Bicchieri mezzi pieni e mezzi vuoti dunque, come è normale che sia soprattutto in situazioni dove scelte veloci e poco pianificate portano a cambiamenti importanti sulla quotidianità delle persone e che, in questo caso, hanno pigiato sull’acceleratore facendoci intravedere il futuro di molte professioni. Se da un lato per ora rimane qualche impedimento strutturale, dall’altra ora la maggior parte di coloro che esercitano una professione d’intelletto, riescono a tenere senza troppi problemi ore di video conferenze, lezioni, webinar, meeting aziendali, senza necessità di prenotare sale riunioni, proiettori, spazi aggregativi con indubbi vantaggi quali: velocità e reattività, contenimento dei costi (di strutture, elettricità, trasporti), maggiore focalizzazione su compiti ed obiettivi che corrispondo a minori distrazioni sia in classe che sul luogo di lavoro, inferiore carico di stress emotivo (è provato da diversi studi che il rendimento del lavoratore in home-working è superiore a quello in ufficio a parità di orario), elasticità di orario. Esistono però anche lati meno positivi come la mancanza di interazione umana che tende ad alienare chi lavora sempre da casa, oltre allo stress causato dall’impossibilità di trasferire energia (positiva o negativa che sia) al proprio interlocutore. Meno problematici di quanto si pensi sono invece i presunti problemi di coordinamento che rendevano i datori di lavoro diffidenti rispetto allo smart working: è provato dall’esperienza pratica infatti, che la percezione di avere un minor controllo dei propri collaboratori, porta a fissare più riunioni di coordinamento, a far circolare e condividere maggiormente le scelte prese, ed in generale ad aumentare la mole di informazioni condivise, perché nulla può essere dato per scontato visto che banalmente nessuno può apprendere una decisione nei corridoi di un’azienda, alla macchina del caffè o da un collega al bar. Più focus dunque e più condivisione di informazioni, vantaggi non da poco di un metodo di lavoro visto in precedenza con scetticismo dai meno informati sull’argomento.

Ma allora visti i tanti vantaggi siamo destinati a lavorare da casa anche nel post emergenza?

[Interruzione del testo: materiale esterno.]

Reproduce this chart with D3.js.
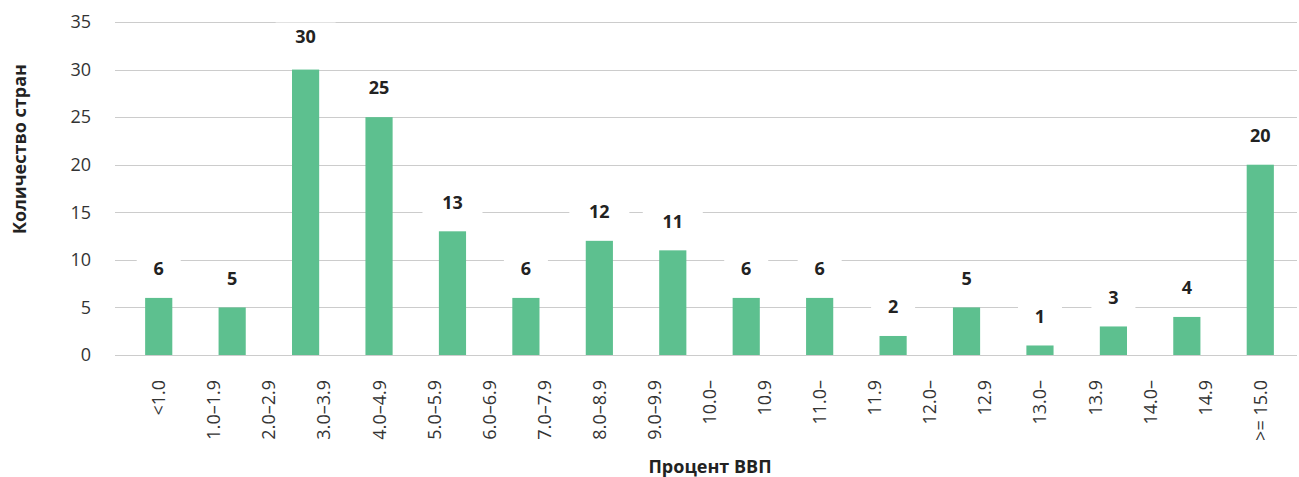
<!DOCTYPE html>
<meta charset="utf-8">
<style>
  body { margin: 0; background: #fff; }
  svg { font-family: "Open Sans", "Noto Sans", sans-serif; }
  .grid line { stroke: #cccccc; stroke-width: 1px; }
  .bars rect { fill: #5dc08f; }
  .ytick { font-size: 18px; fill: #333; }
  .xtick { font-size: 18px; fill: #333; }
  .vlabel { font-size: 18px; font-weight: 700; fill: #222; }
  .title { font-size: 18px; font-weight: 700; fill: #222; }
</style>
<svg width="1299" height="477"></svg>
<script src="https://cdn.jsdelivr.net/npm/d3@7/dist/d3.min.js"></script>
<script>
// bar categories and counts
const categories = ["<1.0", "1.0–1.9", "2.0–2.9", "3.0–3.9", "4.0–4.9", "5.0–5.9", "6.0–6.9", "7.0–7.9",
  "8.0–8.9", "9.0–9.9", "10.0–10.9", "11.0–11.9", "12.0–12.9", "13.0–13.9", "14.0–14.9", ">= 15.0"]
const counts = [6, 5, 30, 25, 13, 6, 12, 11, 6, 6, 2, 5, 1, 3, 4, 20]

// tick labels as they show on the axis (wrapped ones split in two)
const tickLabels = ["<1.0", "1.0–1.9", "2.0–2.9", "3.0–3.9", "4.0–4.9", "5.0–5.9", "6.0–6.9", "7.0–7.9",
  "8.0–8.9", "9.0–9.9", "10.0–", "10.9", "11.0–", "11.9", "12.0–", "12.9", "13.0–", "13.9",
  "14.0–", "14.9", ">= 15.0"]
const yTicks = [0, 5, 10, 15, 20, 25, 30, 35]

const svg = d3.select("svg")
const plotLeft = 115, plotRight = 1297, plotTop = 22, plotBottom = 355

const x = d3.scaleBand().domain(categories).range([122, plotRight]).paddingInner(0.63).paddingOuter(0.315)
const y = d3.scaleLinear().domain([0, 35]).range([plotBottom, plotTop])

// ticks sit between first and last bar centre
const xt = d3.scalePoint().domain(tickLabels)
  .range([x(categories[0]) + x.bandwidth() / 2, x(categories[categories.length - 1]) + x.bandwidth() / 2])

// gridlines
svg.append("g").attr("class", "grid")
  .selectAll("line").data(yTicks).enter().append("line")
  .attr("x1", plotLeft).attr("x2", plotRight)
  .attr("y1", d => Math.round(y(d)) + 0.5).attr("y2", d => Math.round(y(d)) + 0.5)

// y tick labels
svg.append("g").selectAll("text").data(yTicks).enter().append("text")
  .attr("class", "ytick")
  .attr("x", 91).attr("y", d => y(d)).attr("dy", "0.35em")
  .attr("text-anchor", "end")
  .text(d => d)

// bars
svg.append("g").attr("class", "bars")
  .selectAll("rect").data(categories).enter().append("rect")
  .attr("x", d => x(d))
  .attr("width", x.bandwidth())
  .attr("y", (d, i) => y(counts[i]))
  .attr("height", (d, i) => y(0) - y(counts[i]))

// value labels with white box behind
const lab = svg.append("g").selectAll("g").data(categories).enter().append("g")
  .attr("transform", (d, i) => `translate(${x(d) + x.bandwidth() / 2},${y(counts[i]) - (counts[i] >= 30 ? 33 : 29)})`)
lab.append("rect")
  .attr("x", (d, i) => counts[i] >= 10 ? -30 : -22).attr("width", (d, i) => counts[i] >= 10 ? 60 : 44)
  .attr("y", -14).attr("height", 28)
  .attr("fill", "#fff")
lab.append("text").attr("class", "vlabel")
  .attr("text-anchor", "middle").attr("dy", "0.35em")
  .text((d, i) => counts[i])

// x tick labels, rotated
svg.append("g").selectAll("text").data(tickLabels).enter().append("text")
  .attr("class", "xtick")
  .attr("transform", d => `translate(${xt(d) + 6.5},380) rotate(-90)`)
  .attr("text-anchor", "end")
  .text(d => d)

// axis titles
svg.append("text").attr("class", "title")
  .attr("transform", "translate(26,149) rotate(-90)")
  .attr("text-anchor", "middle")
  .text("Количество стран")

svg.append("text").attr("class", "title")
  .attr("x", 710).attr("y", 473)
  .attr("text-anchor", "middle")
  .text("Процент ВВП")
</script>
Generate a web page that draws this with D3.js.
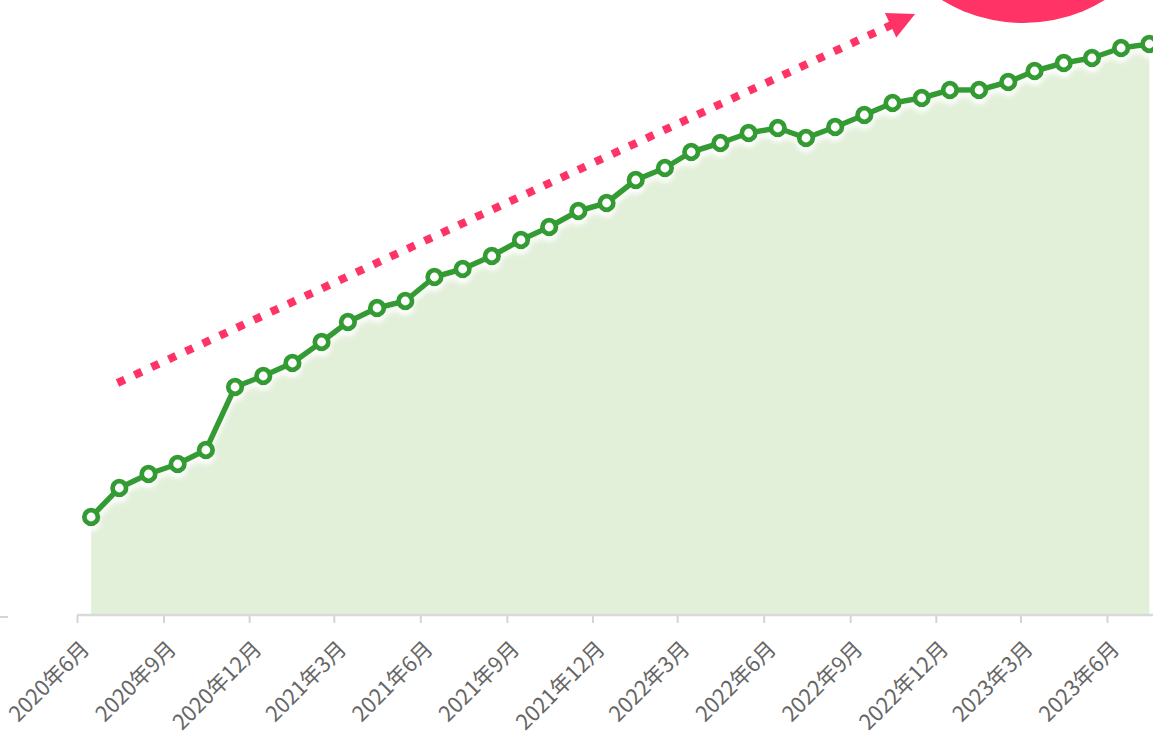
<!DOCTYPE html>
<html>
<head>
<meta charset="utf-8">
<script src="https://cdn.jsdelivr.net/npm/d3@7"></script>
<style>
  html, body { margin: 0; padding: 0; background: #fff; overflow: hidden; }
  svg { display: block; }
  .tick text { font-family: "Noto Sans CJK SC", "Noto Sans", sans-serif; }
</style>
</head>
<body>
<svg width="1153" height="737"></svg>
<script>
// monthly observations, one per month (mid-month), 2020-06 .. 2023-07
let months = [
  '2020-06', '2020-07', '2020-08', '2020-09', '2020-10', '2020-11', '2020-12',
  '2021-01', '2021-02', '2021-03', '2021-04', '2021-05', '2021-06', '2021-07',
  '2021-08', '2021-09', '2021-10', '2021-11', '2021-12', '2022-01', '2022-02',
  '2022-03', '2022-04', '2022-05', '2022-06', '2022-07', '2022-08', '2022-09',
  '2022-10', '2022-11', '2022-12', '2023-01', '2023-02', '2023-03', '2023-04',
  '2023-05', '2023-06', '2023-07'
]
let values = [
  97, 126, 140, 150, 164, 227, 238, 251, 272, 292, 306, 313, 337,
  345, 358, 374, 387, 403, 411, 434, 446, 462, 471, 481, 486, 476,
  487, 499, 511, 516, 524, 524, 532, 543, 551, 556, 566, 570
]
let tickMonths = [
  '2020-06', '2020-09', '2020-12', '2021-03', '2021-06', '2021-09', '2021-12',
  '2022-03', '2022-06', '2022-09', '2022-12', '2023-03', '2023-06'
]
// trend arrow annotation, in data space [date, value]
let arrowFrom = ['2020-07-14', 231]
let arrowTo = ['2022-11-09', 600]
// badge circle centre, in data space
let badgeAt = ['2023-03-04', 747]

let width = 1153
let height = 737
let baseY = 614
let green = '#339c33'
let red = '#ff3366'

let parseMonth = d3.timeParse('%Y-%m')
let parseDay = d3.timeParse('%Y-%m-%d')
let mid = m => d3.timeDay.offset(parseMonth(m), 15)

let data = months.map((m, i) => [mid(m), values[i]])

let x = d3.scaleTime()
  .domain([parseMonth('2020-06'), parseMonth('2023-06')])
  .range([77, 1107])

let y = d3.scaleLinear()
  .domain([0, 600])
  .range([baseY, 14])

let svg = d3.select('svg')

let defs = svg.append('defs')
let glow = defs.append('filter')
  .attr('id', 'glow')
  .attr('x', '-10%').attr('y', '-10%')
  .attr('width', '120%').attr('height', '130%')
glow.append('feDropShadow')
  .attr('dx', 0).attr('dy', 5)
  .attr('stdDeviation', 2.5)
  .attr('flood-color', '#fff')
  .attr('flood-opacity', 1)

// area under the line
let area = d3.area()
  .x(d => x(d[0]))
  .y0(y(0))
  .y1(d => y(d[1]))

svg.append('path')
  .datum(data)
  .attr('d', area)
  .attr('fill', '#e2efd9')

// x axis
let xAxis = d3.axisBottom(x)
  .tickValues(tickMonths.map(parseMonth))
  .tickFormat(d => d3.timeFormat('%Y')(d) + '年' + (d.getMonth() + 1) + '月')
  .tickSizeOuter(0)
  .tickSizeInner(8)
  .tickPadding(0)

let ax = svg.append('g')
  .attr('transform', 'translate(0,' + (baseY + 1) + ')')
  .call(xAxis)

ax.select('.domain').remove()
ax.append('line')
  .attr('x1', x.range()[0])
  .attr('x2', width)
  .attr('stroke', '#d9d9d9')
  .attr('stroke-width', 2.5)
ax.selectAll('.tick line')
  .attr('stroke', '#d4d4d4')
  .attr('stroke-width', 2)
ax.selectAll('.tick text')
  .attr('fill', '#666')
  .attr('font-size', 21.5)
  .attr('text-anchor', 'end')
  .attr('dy', '0.35em')
  .attr('transform', 'translate(8,30) rotate(-45)')
  .attr('y', 0)

// stray tick of an off-screen axis on the left edge
svg.append('line')
  .attr('x1', 0).attr('x2', 8)
  .attr('y1', baseY + 3).attr('y2', baseY + 3)
  .attr('stroke', '#d4d4d4')
  .attr('stroke-width', 2)

// line
let line = d3.line()
  .x(d => x(d[0]))
  .y(d => y(d[1]))

let lineG = svg.append('g').attr('filter', 'url(#glow)')
lineG.append('path')
  .datum(data)
  .attr('d', line)
  .attr('fill', 'none')
  .attr('stroke', green)
  .attr('stroke-width', 5.5)
  .attr('stroke-linejoin', 'round')

lineG.selectAll('circle')
  .data(data)
  .enter()
  .append('circle')
  .attr('cx', d => x(d[0]))
  .attr('cy', d => y(d[1]))
  .attr('r', 6.8)
  .attr('fill', '#fff')
  .attr('stroke', green)
  .attr('stroke-width', 4.8)

// trend arrow
let p0 = [x(parseDay(arrowFrom[0])), y(arrowFrom[1])]
let p1 = [x(parseDay(arrowTo[0])), y(arrowTo[1])]
let dx = p1[0] - p0[0], dy = p1[1] - p0[1]
let len = Math.sqrt(dx * dx + dy * dy)
let ux = dx / len, uy = dy / len
let headLen = 27, headHalf = 13.5
let base = [p1[0] - ux * headLen, p1[1] - uy * headLen]

svg.append('line')
  .attr('x1', p0[0]).attr('y1', p0[1])
  .attr('x2', base[0] + ux * 2).attr('y2', base[1] + uy * 2)
  .attr('stroke', red)
  .attr('stroke-width', 8)
  .attr('stroke-dasharray', '8 10.8')

svg.append('path')
  .attr('d', 'M' + p1[0] + ',' + p1[1] +
    'L' + (base[0] - uy * headHalf) + ',' + (base[1] + ux * headHalf) +
    'L' + (base[0] + uy * headHalf) + ',' + (base[1] - ux * headHalf) + 'Z')
  .attr('fill', red)

// badge circle, mostly off the top edge
svg.append('circle')
  .attr('cx', x(parseDay(badgeAt[0])))
  .attr('cy', y(badgeAt[1]))
  .attr('r', 156)
  .attr('fill', red)
</script>
</body>
</html>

E’ molto probabile che dopo questo lungo periodo di “test”, assisteremo a forme di lavoro sempre più ibride dove a beneficio di aziende/enti e lavoratori, si potrà combinare in maniera più “smart” (intelligente) appunto, lavoro sul posto di lavoro comunemente inteso e lavoro in mobilità, non per forza da casa quindi ma da bar, ambienti di co-working, giardini pubblici e così via.

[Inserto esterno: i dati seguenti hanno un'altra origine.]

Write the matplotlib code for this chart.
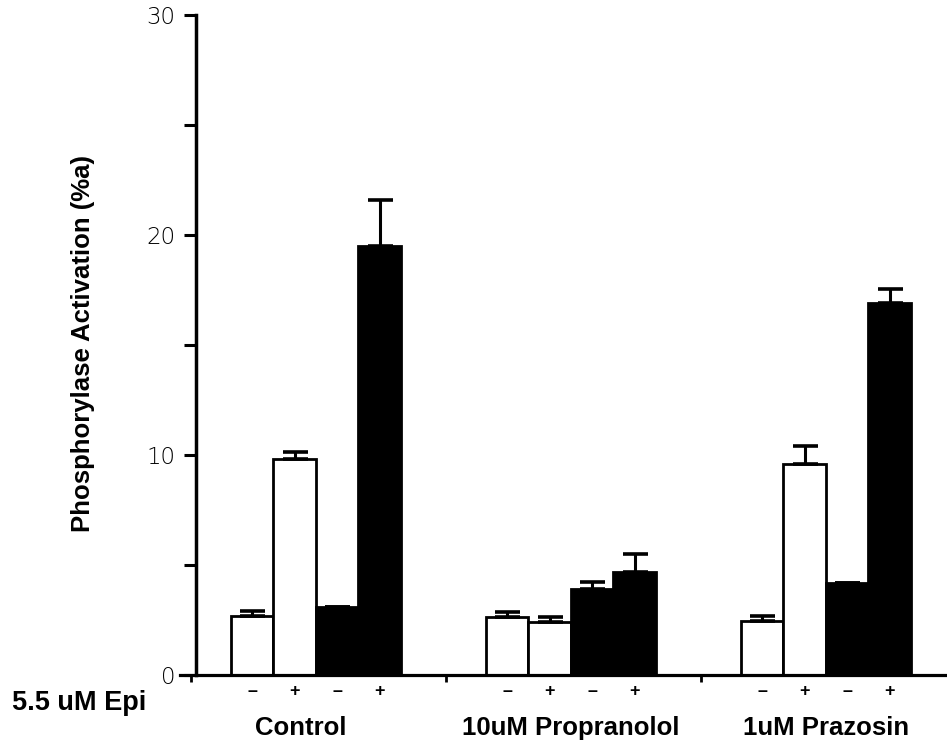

Quello che dovrà veramente cambiare però è un duplice aspetto che poi sono due lati della stessa medaglia: la fiducia reciproca nella relazione datore-lavoratore, alla base del concetto si smart working e la dinamica stessa di organizzazione del lavoro non più basata sull’orario ma sugli obiettivi, i quali implicano a loro volta scadenze, momenti di reportistica e momenti di consegna del lavoro. Un aspetto questo che non va assolutamente sottovalutato e che dovrà auspicabilmente rivoluzionare la gestione delle risorse umane, il rapporto con il lavoratore e persino in molti casi, anche i sistemi di retribuzione.

Carne al fuoco ce n’è: l’ideale bilanciamento tra prestazione sul luogo di lavoro, con la sua sana dose di rapporti umani e di smart-working (che sia in home-working o in mobilità) sarà una delle sfide che il mondo del lavoro pubblico e privato ma anche quello della scuola dovrà saper cogliere. Ora che abbiamo visto il futuro, non possiamo certo far finta di niente. Indietro non si torna.